Description
Number recognition is a notoriously difficult problem in automatic speech recognition (ASR). Unlike words where there is only a single way to express them within a transcript, numbers provide a challenge for transcription as they can be expressed as digits or words. This presents inconsistencies when transcribing numbers that can impact both the readability for human consumers and for machine tools that might expect a certain output format.
When the numbers are a crucial part of an interaction, for example, credit card and phone number use cases, unpredictable outputs present a challenge in any instance where numbers need to be transcribed. Speechmatics’ ASR delivers a standardized and consistent format of transcribing numbers (less than 10) as words.
Number recognition
ASR has evolved significantly in recent years. So too have the expectations of users. Battles are no longer fought over word error rates. Top providers are consistently delivering accuracy results in the mid to high 90s, especially for English. The battlegrounds have shifted with providers considering elements other than word error rate in the pursuit of capturing more of the intricacies of voice and speech. Last year, for example, Speechmatics rolled out the most advanced punctuation in the market to its top languages.

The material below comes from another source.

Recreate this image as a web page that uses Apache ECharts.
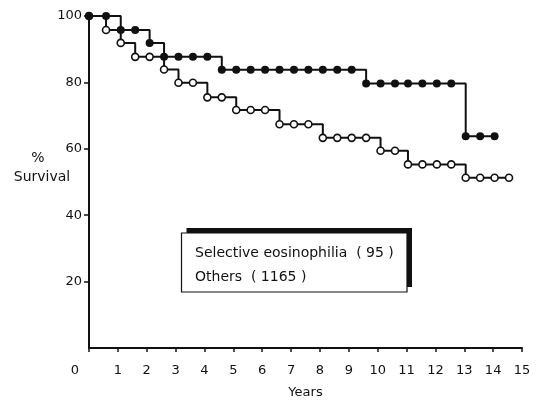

Work is in progress to add Advanced Punctuation to even more languages.
ASR has many applications and capabilities to add value to businesses. It enables businesses to innovate with the voice data in their organization. From the voice of their employees to the voice of the customers they serve. Organizations are looking to integrate ASR solutions in addition to other 3rd party solutions to build out workflows using voice. These use cases range from straight-up transcription, captioning, media monitoring, call interaction capture, call routing, call center agent assist solutions, compliance monitoring and analytics. In these situations, a consistent and accurate representation of common entities such as numbers is not only necessary but expected.
ASR solutions are highly effective and accurate at transcribing speech. However, when it comes to numbers the format of how these are transcribed can be mixed. In some cases, transcribed numbers are unpredictable due to how models are trained. For example, there might be a mix of words and digits with the transcription product unable to differentiate that the entity it has recognized is a number and not a word.